If you change the variables that you're adjusting for
in your regression model, actually the null hypothesis change
because the null hypothesis depends on all the regression coefficients you're saying.
In the previous model we only had one coefficient that we were fitting and so
the null and the alternative hypothesis were very easy to define.
But if you have a large number of adjustment variables
then you're saying that the effect is equal to zero.
Once you adjust for all of the other variables variables in your model.
In general,
you have to be very careful to make sure that the null makes intuitive sense.
And you can really twist yourself into knots if you're not careful about
defining, very clearly in advance, what would be the no effect scenario.
In this particular modeling strategy.
And it's very important to get this step right.

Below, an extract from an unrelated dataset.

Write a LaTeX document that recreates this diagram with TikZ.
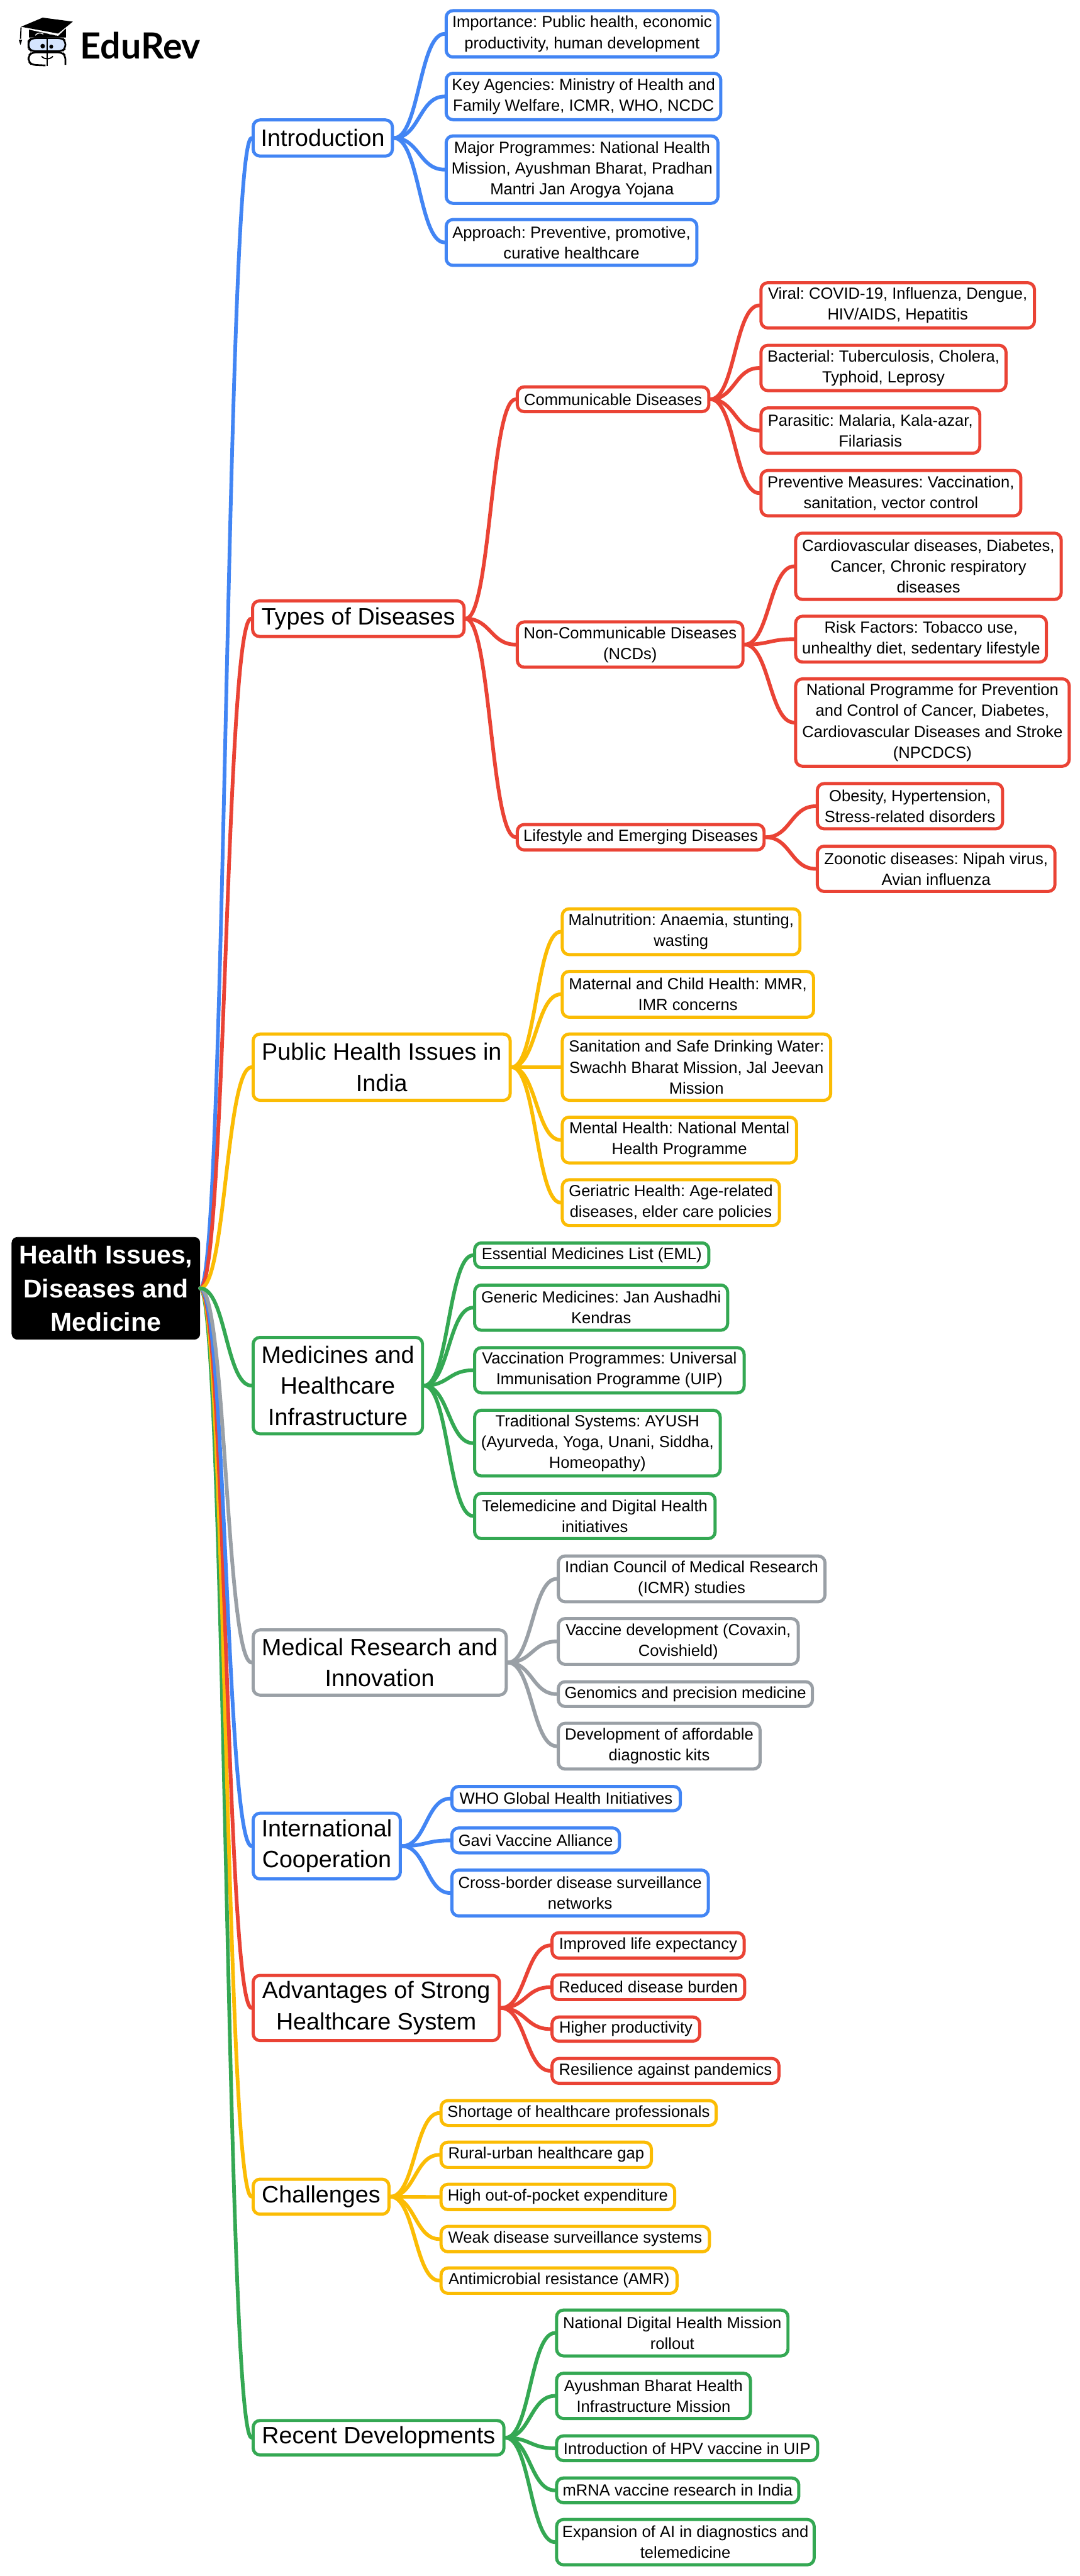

This is the reason why hypothesis testing is often very highly
criticized by a number of statisticians is because it's very easy
to get the null hypothesis wrong.
Or at least to argue about what the null hypothesis is.
This is actually a case where this was actually discussed in very great depth.
On a blog, on Lior Pachter's blog,
he talked about a particular null hypotheses from a particular paper
that he disagreed with the way they had defined the null hypotheses, and
then discussed the how you would define that null hypothesis in a case.
I'm pointing you to this article because there was this very long discussion
in the comments section on this blog post about how to define the null hypothesis.
And I think it gives you some insight into looking at
how difficult it is to get the null hypothesis right,
particularly when dealing with complex and high dimensional genomic data.
But this is a point that's worth paying a lot of attention to.
Again I'd point you to this inference class if you want to learn a lot
more about hypothesis testing.
And the Statistics and R for the Life Sciences course also has a lot more about
inference and hypothesis testing in particular if you care about that.
But again the key point is to remember to get your null and
alternative hypothesis right.
And the null hypothesis in general, usually for genomics,
is defining what would this model look like if there was no effect?